What is asked: Tally each line where the word "this" occurs, then give only the total.

----- Input records

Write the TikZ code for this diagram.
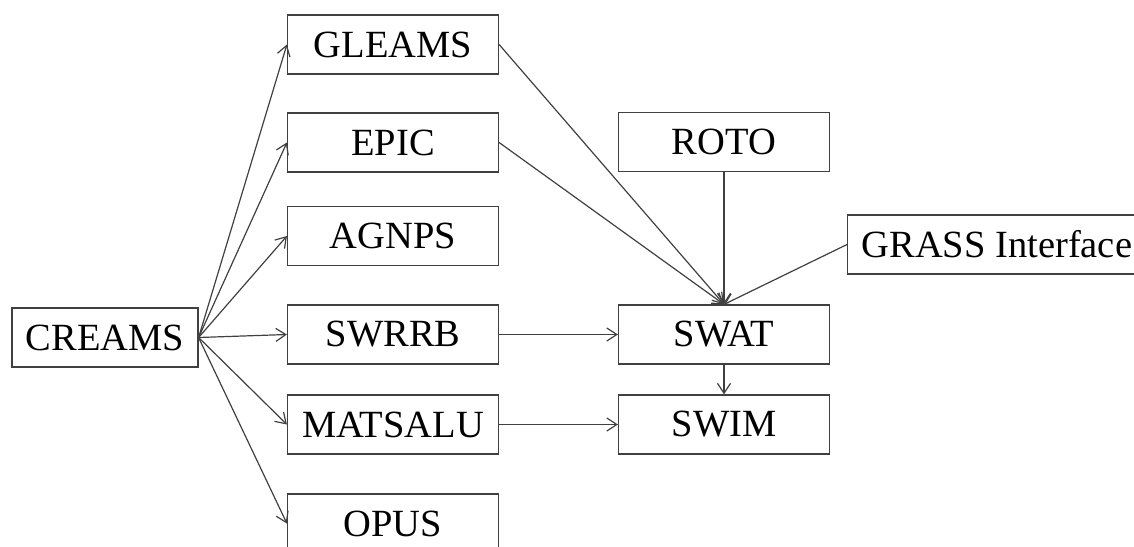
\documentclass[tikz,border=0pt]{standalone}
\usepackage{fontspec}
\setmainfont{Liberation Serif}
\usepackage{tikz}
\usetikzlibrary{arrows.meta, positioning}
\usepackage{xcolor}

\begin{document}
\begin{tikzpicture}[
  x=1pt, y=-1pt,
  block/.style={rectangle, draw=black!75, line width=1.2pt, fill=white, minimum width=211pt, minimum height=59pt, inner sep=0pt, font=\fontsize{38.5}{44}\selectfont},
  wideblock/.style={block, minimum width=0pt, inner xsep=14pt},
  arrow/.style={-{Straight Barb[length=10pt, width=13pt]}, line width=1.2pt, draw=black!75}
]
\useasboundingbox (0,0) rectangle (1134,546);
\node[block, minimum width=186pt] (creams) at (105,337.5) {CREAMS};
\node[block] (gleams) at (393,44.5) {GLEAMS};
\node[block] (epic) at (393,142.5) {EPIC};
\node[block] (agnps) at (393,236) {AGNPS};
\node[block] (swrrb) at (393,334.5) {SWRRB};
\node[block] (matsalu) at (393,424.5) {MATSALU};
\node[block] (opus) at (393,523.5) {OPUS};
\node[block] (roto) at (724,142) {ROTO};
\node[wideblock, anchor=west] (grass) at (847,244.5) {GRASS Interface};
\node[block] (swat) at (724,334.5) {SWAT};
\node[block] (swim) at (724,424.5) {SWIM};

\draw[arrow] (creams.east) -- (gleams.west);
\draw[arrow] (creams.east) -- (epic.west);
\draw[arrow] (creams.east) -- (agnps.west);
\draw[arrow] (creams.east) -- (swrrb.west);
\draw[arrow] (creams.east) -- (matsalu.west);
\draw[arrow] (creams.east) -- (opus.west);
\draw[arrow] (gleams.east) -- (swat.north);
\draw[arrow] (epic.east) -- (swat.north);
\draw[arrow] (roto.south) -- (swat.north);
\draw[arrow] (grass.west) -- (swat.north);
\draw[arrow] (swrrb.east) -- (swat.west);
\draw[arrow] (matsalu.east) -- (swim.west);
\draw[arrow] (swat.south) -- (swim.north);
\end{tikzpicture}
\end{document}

----------
----- Input records

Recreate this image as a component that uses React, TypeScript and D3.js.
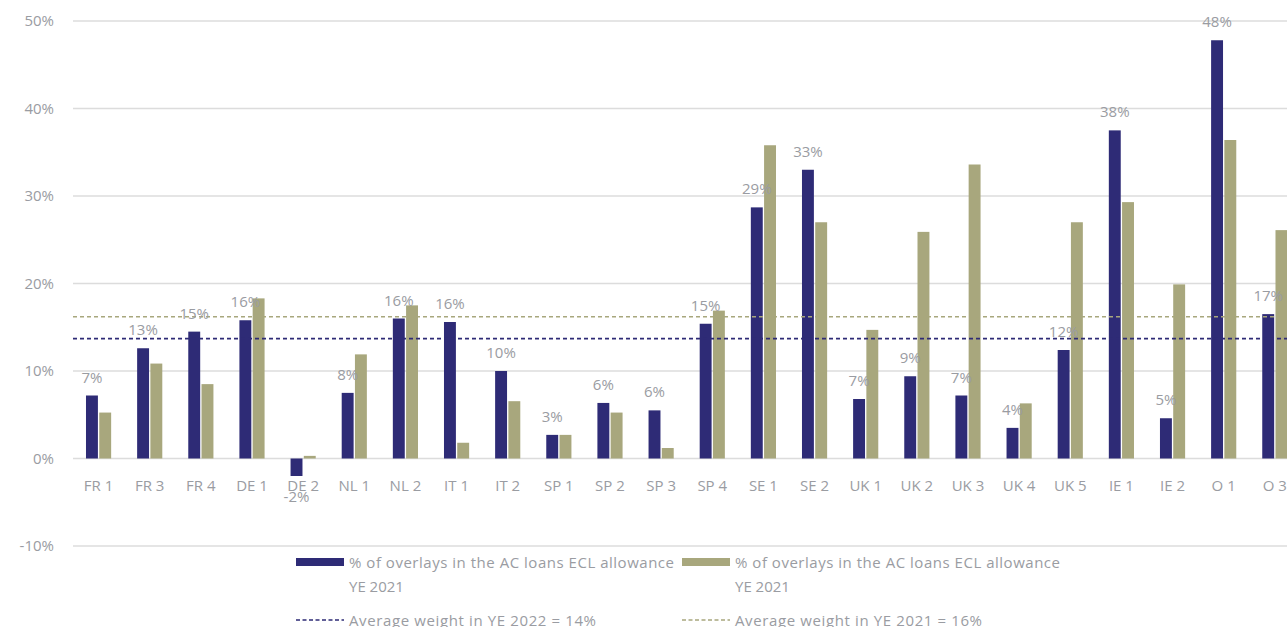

----------
----- Input records

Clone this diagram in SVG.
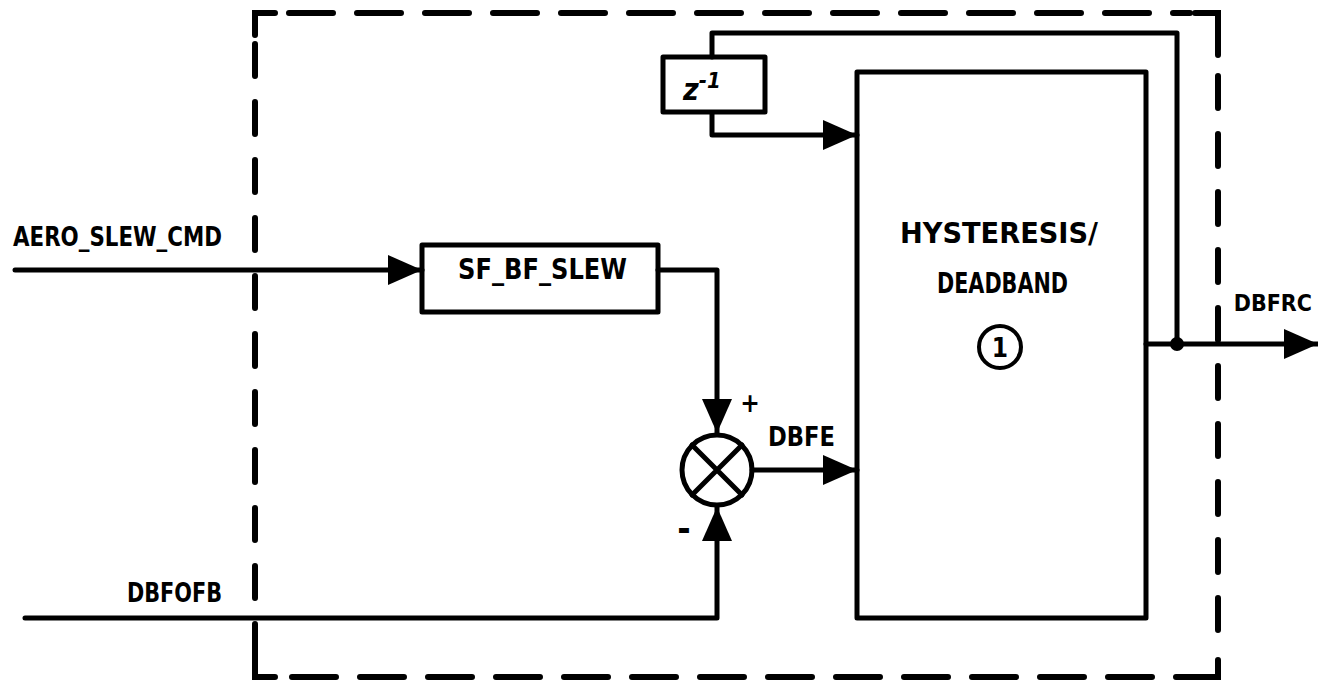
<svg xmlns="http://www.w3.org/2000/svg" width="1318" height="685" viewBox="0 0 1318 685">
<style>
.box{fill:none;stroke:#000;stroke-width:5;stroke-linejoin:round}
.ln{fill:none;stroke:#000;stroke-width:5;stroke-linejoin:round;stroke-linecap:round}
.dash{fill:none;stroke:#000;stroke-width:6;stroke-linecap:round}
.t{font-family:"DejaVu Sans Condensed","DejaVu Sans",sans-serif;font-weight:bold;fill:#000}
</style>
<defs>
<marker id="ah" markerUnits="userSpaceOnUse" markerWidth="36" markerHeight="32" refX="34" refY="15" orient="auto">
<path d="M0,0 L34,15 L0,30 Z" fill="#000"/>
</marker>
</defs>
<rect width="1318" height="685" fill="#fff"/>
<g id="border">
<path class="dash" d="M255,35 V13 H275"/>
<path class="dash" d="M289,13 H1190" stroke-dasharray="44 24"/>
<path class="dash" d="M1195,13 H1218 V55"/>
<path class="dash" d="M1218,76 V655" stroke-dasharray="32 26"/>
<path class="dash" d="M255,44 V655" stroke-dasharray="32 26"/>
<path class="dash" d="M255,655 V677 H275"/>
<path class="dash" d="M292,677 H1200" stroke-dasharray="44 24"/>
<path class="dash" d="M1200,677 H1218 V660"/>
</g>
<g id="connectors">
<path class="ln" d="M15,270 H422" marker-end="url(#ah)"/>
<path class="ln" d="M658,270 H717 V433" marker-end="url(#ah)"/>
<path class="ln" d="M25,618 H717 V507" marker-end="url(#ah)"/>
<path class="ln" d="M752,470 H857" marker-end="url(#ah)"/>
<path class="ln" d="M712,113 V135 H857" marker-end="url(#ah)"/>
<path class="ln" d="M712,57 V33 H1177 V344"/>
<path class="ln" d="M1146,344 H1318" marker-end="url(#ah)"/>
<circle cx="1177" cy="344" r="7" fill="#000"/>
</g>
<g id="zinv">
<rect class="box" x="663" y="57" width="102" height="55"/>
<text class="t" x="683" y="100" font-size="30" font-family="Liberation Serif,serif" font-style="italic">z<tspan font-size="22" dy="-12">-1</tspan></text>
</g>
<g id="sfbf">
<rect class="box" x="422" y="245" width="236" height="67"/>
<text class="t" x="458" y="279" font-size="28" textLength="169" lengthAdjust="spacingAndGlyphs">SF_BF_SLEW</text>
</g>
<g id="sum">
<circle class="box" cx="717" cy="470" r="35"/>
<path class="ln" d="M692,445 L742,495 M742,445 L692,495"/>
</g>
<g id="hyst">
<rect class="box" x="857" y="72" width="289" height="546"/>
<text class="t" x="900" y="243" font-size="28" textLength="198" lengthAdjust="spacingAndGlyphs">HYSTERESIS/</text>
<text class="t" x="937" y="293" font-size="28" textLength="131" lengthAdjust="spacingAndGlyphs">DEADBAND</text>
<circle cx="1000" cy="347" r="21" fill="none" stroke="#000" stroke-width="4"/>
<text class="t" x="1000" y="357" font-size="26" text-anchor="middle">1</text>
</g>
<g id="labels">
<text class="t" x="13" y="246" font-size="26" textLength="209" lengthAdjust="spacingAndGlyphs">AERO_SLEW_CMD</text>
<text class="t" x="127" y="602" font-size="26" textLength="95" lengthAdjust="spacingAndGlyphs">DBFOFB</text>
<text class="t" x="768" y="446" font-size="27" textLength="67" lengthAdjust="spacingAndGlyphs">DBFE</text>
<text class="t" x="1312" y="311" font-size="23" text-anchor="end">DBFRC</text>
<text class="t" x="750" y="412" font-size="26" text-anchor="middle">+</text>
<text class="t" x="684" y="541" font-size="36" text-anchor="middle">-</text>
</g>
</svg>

----------

Completed exercise: 3